OK, so as of tonight, dear ole MIL and Daddy get to actually see what I have been doing for the past 2 years! Wonder how long it will take Daddy to re-think his decision about not letting me keep her!!!??? So .... I am feeling "in the lead" for tonight, but the REAL problem is far from being settled. What to do about my irresponsible, Lazy and controlling manipulative "Adult" daughter? If it weren't for my grandbaby, I could easily cut the strings for once, but she KNOWS that she "has me" because of my grandbaby! I want so badly to get my life back, or HECK ... GET my life for once since she has been "grown". I still have a 17 year old that is what you would call the "perfect child". She is a senior in High School, and has a 4.0 GPA. This weekend she has been invited for a special Honors tour the University of Tennessee in Knoxille ... GO VOLS!!! Unfortunately, her life has been affected by the constant drama surrounding her sister!!! I want SO BADLY to be able to take the focus off of them, and place it on my youngest girl! HOW can I do this when my grandbaby is being tossed around like a piece of trash????

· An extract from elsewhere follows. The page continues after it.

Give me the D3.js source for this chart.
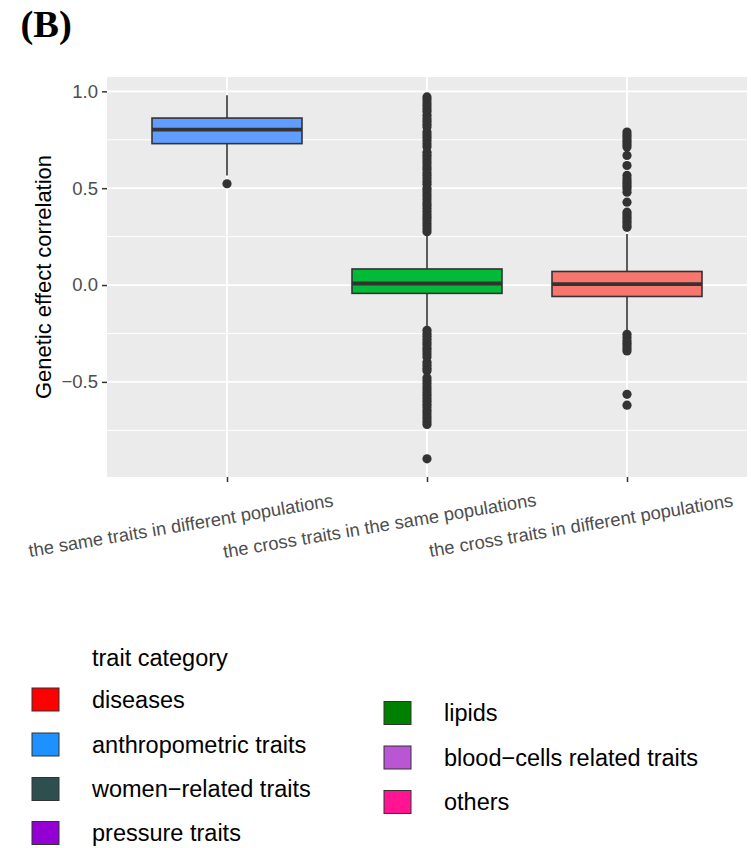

looking for your attention, the only way she knows how. i can relate to your story. i have a neice in a situation quite similar. except that she's 28 now and the cylcle of enabling has gotten bigger. mothers, we think we hide our emotions so well from our daughters. but daughters, they have the keeness of feelings just like we do. you seem to see gold in one daughter, the perfect a daughter, the one who gives you 'accomplishment' for your motherhood. and the one who has failed consistently will give you what she knows to get her share of attention. failure. you need to step back. you need to stop making it easy for her to fail and continue on her merry go round ride. you need to stop helping her fail. if you can't say a positive word to her, to help her be the best that she can be, don't say anything. how can she compete with her perfect sister, the one that makes your heart strings sing? how can you feel 'sorrow' for the perfect child because of her sisters drama???? if you don't want your grand to be treated as trash, then don't treat the mother like trash. you are part of her cycle, some where there was a glitch in your daughters life. mothers, we don't do it intentionally, we really try to do the best we can. but some times our own fears create what we fear. in your fear of her lifestyle, you are creating the lifestyle. if you don't support this girl, what future will the next woman generation, your grandbaby going to have??? please stop and rethink. put the anger on the back burner. where there is anger and fear, there can be no love. anger, it is an overpowering emotion. like a fire extinguisher, it can put out the fire of your love. and without your love, your daughter will continue to fail. can it be its the only way she knows to get your love, your attention and be in the limelight like your perfect child??? she needs you to be her ally, not her enemy. not a rug, not the bank, not the critic, not the revolving door. if you love her, go seek professional help as a unit. find out what makes the cycle of failure and mooching part of the relationship between you. you would be surprised what is really inside her head. it may be that you won't want to hear it, but if you want your grandbaby to have a better way to life, you need to step up. a babys personality, her foundation, is formed in the first 5 years of its life. you and your daughter have 'lost' 2 years of time. don't continue the dance of anger. time is ticking away.